The other day I had a massive craving for olive bread, I think largely because a work colleague had been discussing buying a bread making machine at work and deciding on a model to get. By the time I got home I couldn’t handle it anymore and started making bread. Olives have always been a bit marmite for me I used to thoroughly hate them and would refuse them if offered, but recently I’ve been indulging in them if they are around and I’m getting a liking for them, especially the green ones.
The recipe I used was an adapted Paul Hollywood (the king of bread) one. I personally feel bread is best made when you have a long night ahead of you or a lazy day in front of you as the preparation, risings and cooking of it do take a bit of time. I was up till past 11pm making mine, but it was well worth it. Feel free to experiment with this recipe and add extra bits to it like fresh herbs, garlic or sunblush tomatoes.
Olive Bread Recipe
500g strong white flour
55ml olive oil
7g instant yeast
170g green olives
Mix all ingredients aside from the olives together in a bowl, make sure salt and yeast aren’t in contact with each other.

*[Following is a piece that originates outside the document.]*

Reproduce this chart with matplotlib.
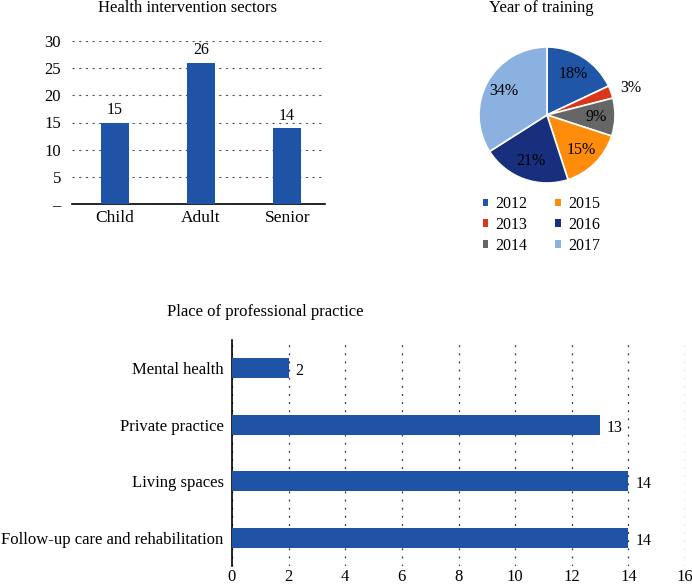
import matplotlib
matplotlib.use("Agg")
import matplotlib.pyplot as plt
import numpy as np
from matplotlib.patches import Patch

plt.rcParams['font.family'] = ['Liberation Serif', 'DejaVu Serif']

# ---- data ----
sector_cats = ["Child", "Adult", "Senior"]
sector_vals = [15, 26, 14]
sector_ticks = [0, 5, 10, 15, 20, 25, 30]
sector_ticklabels = ["–", "5", "10", "15", "20", "25", "30"]

years = ["2012", "2013", "2014", "2015", "2016", "2017"]
year_pct = [18, 3, 9, 15, 21, 34]
year_colors = ["#1f56a8", "#d9361c", "#666666", "#ff8c0a", "#182f7d", "#8bb1e0"]

place_cats = ["Mental health", "Private practice", "Living spaces",
              "Follow-up care and rehabilitation"]
place_vals = [2, 13, 14, 14]
place_ticks = [0, 2, 4, 6, 8, 10, 12, 14, 16]

bar_color = "#1f53a6"

W, H = 692, 586
fig = plt.figure(figsize=(W / 100, H / 100), dpi=100)

def box(l, t, r, b):
    return [l / W, 1 - b / H, (r - l) / W, (b - t) / H]

# ---- top-left bar chart ----
ax1 = fig.add_axes(box(72, 41, 325, 204))
x = np.arange(len(sector_cats))
ax1.bar(x, sector_vals, width=0.33, color=bar_color, zorder=3)
for xi, v in zip(x, sector_vals):
    ax1.text(xi, v + 0.8, str(v), ha="center", va="bottom", fontsize=11.5)
ax1.set_xlim(-0.5, 2.44)
ax1.set_ylim(0, 30)
ax1.set_yticks(sector_ticks)
ax1.set_yticklabels(sector_ticklabels, fontsize=12)
ax1.set_xticks(x)
ax1.set_xticklabels(sector_cats, fontsize=12.5)
ax1.tick_params(length=0, pad=8)
ax1.tick_params(axis='x', pad=4)
ax1.yaxis.grid(True, linestyle=(0, (2, 4)), color="#555555", linewidth=0.8)
for s in ["top", "right", "left"]:
    ax1.spines[s].set_visible(False)
ax1.spines["bottom"].set_color("black")
ax1.spines["bottom"].set_linewidth(1.2)
fig.text(187 / W, 1 - 8 / H, "Health intervention sectors", ha="center",
         va="center", fontsize=12)

# ---- pie ----
ax2 = fig.add_axes(box(479, 47, 615, 183))
wedges, texts, autotexts = ax2.pie(
    year_pct, colors=year_colors, startangle=90, counterclock=False,
    autopct=lambda p: "%d%%" % round(p), pctdistance=0.72,
    wedgeprops=dict(edgecolor="white", linewidth=1.2),
    textprops=dict(fontsize=11.5, color="black"))
ax2.set_xlim(-1, 1)
ax2.set_ylim(-1, 1)
ax2.set_aspect("equal")
# move small slice label outside
w = wedges[1]
ang = np.deg2rad((w.theta1 + w.theta2) / 2 - 2)
autotexts[1].set_position((1.3 * np.cos(ang), 1.3 * np.sin(ang)))
for t in autotexts:
    t.set_clip_on(False)
fig.text(541 / W, 1 - 8 / H, "Year of training", ha="center", va="center", fontsize=12)

handles = [Patch(facecolor=c, edgecolor="none") for c in year_colors]
fig.legend(handles, years, loc="upper left", bbox_to_anchor=(475 / W, 1 - 188 / H),
           ncol=2, frameon=False, borderpad=0, handlelength=0.33, handleheight=0.33,
           handletextpad=0.45, columnspacing=1.75, labelspacing=0.3,
           prop=dict(family="Liberation Serif", size=11.5))

# ---- bottom horizontal bar ----
ax3 = fig.add_axes(box(232, 340, 685, 566))
y = np.arange(len(place_cats))
ax3.barh(y, place_vals, height=0.35, color=bar_color, zorder=3)
for yi, v in zip(y, place_vals):
    ax3.text(v + 0.25, yi + 0.05, str(v), ha="left", va="center", fontsize=11.5)
ax3.set_ylim(-0.5, 3.5)
ax3.invert_yaxis()
ax3.set_xlim(0, 16)
ax3.set_xticks(place_ticks)
ax3.set_xticklabels([str(t) for t in place_ticks], fontsize=12)
ax3.set_yticks(y)
ax3.set_yticklabels(place_cats, fontsize=12)
ax3.tick_params(length=0)
ax3.tick_params(axis='y', pad=6)
ax3.tick_params(axis='x', pad=2)
ax3.xaxis.grid(True, linestyle=(0, (1.5, 5)), color="#333333", linewidth=0.9)
for s in ["top", "right", "bottom"]:
    ax3.spines[s].set_visible(False)
ax3.spines["left"].set_color("black")
ax3.spines["left"].set_linewidth(1.2)
fig.text(265 / W, 1 - 312 / H, "Place of professional practice", ha="center",
         va="center", fontsize=12)

fig.savefig("out.png", dpi=100)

Knead well until the dough is elastic and shiny, leave for an hour to rise, as my house is really cold I had to leave it for a bit longer, but roughly until the dough has doubled in size.
Once risen divide the dough and mix in the olives.
Shape the dough into two round shapes (big baps), sprinkle with flour and leave to rise on a baking tray for another hour.
Bake for 30 minutes at 220C/425F/Gas mark 7.